Most Chinese people with at least a middle school education are able to read basic wen yan, because the ability to read (but not write) wen yan is part of the Chinese middle school and high school curriculum and is part of the college entrance examination. Classical Chinese is taught primarily by presenting a classical Chinese work and including a bai hua gloss which explains the meaning of phrases. Tests on classical Chinese are typically essentially translation exercises which ask the student to express the meaning of a paragraph in bai hua, using multiple choice.
In addition, many works of literature in wen yan (such as Tang poetry) have major cultural influences. However, even with knowledge of grammar and vocabulary, wen yan can be extremely difficult to decipher, even by educated native speakers of Chinese, because of its heavy use of literature references and allusions.
Wen yan is distinguished from bai hua by the use of different characters, and a style which is extremely concise and pacted. The terms which are different in wen yan tend to be transition and grammatical words. A sentence which may take 20 characters in bai hua can often be rendered in wen yan in four or five. In addition to grammar and vocabulary differences, wen yan can be distinguished by an effort to maintain parallelism and rhythm, even in prose works, and its extensive use of allusions which also contribute to the brief style.
Wen yan was the primary form used in Chinese literary works until the May Fourth Movement, and was also heavily used in Japan and Korea. Exceptions to the use of wen yan were vernacular novels such as The Dream of the Red Chamber, which was considered low class at the time. Today, pure classical Chinese is occasionally used in formal or ceremonial occasions. The anthem San Min Chu-i, for example, is in wen yan. Most often, people will, in certain situations, add classical terms to writing in order to make it seem more formal. Ironically, Classical Chinese was used to write the Hunman jeong-eum in which the modern Korean alphabet (Hangul) was promulgated and the essay by Hu Shi in which he argued against using Classical Chinese and in favor of bai hua.
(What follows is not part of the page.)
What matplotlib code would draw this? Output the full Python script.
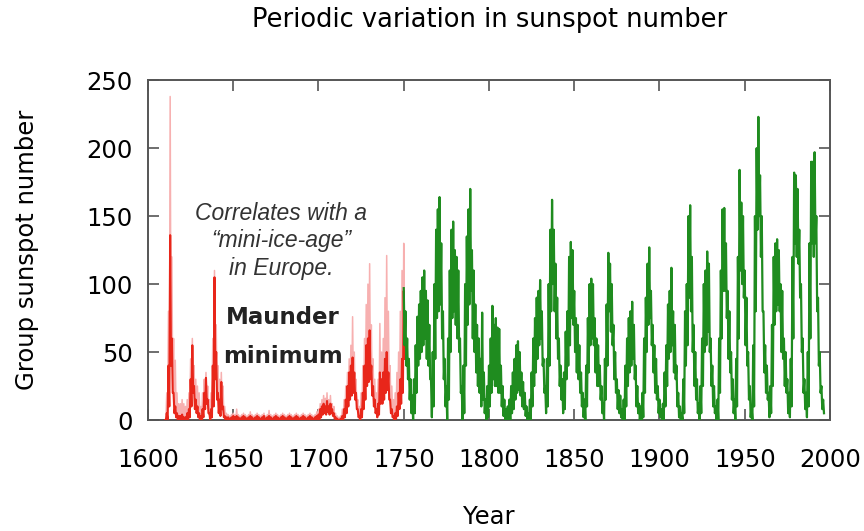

Classical Chinese is unique for today being an almost purely literary language. Classical Chinese characters are generally read with modern Mandarin Chinese sounds in which many different characters have become homonyms. This makes most Classical Chinese literature unintelligible when read with Mandarin pronunciations. However, some other Chinese dialects are closer to Classical Chinese, and in the subjective opinion of many Chinese, Classical Chinese literature, especially poetry, sounds better when read with a southern dialect such as Cantonese.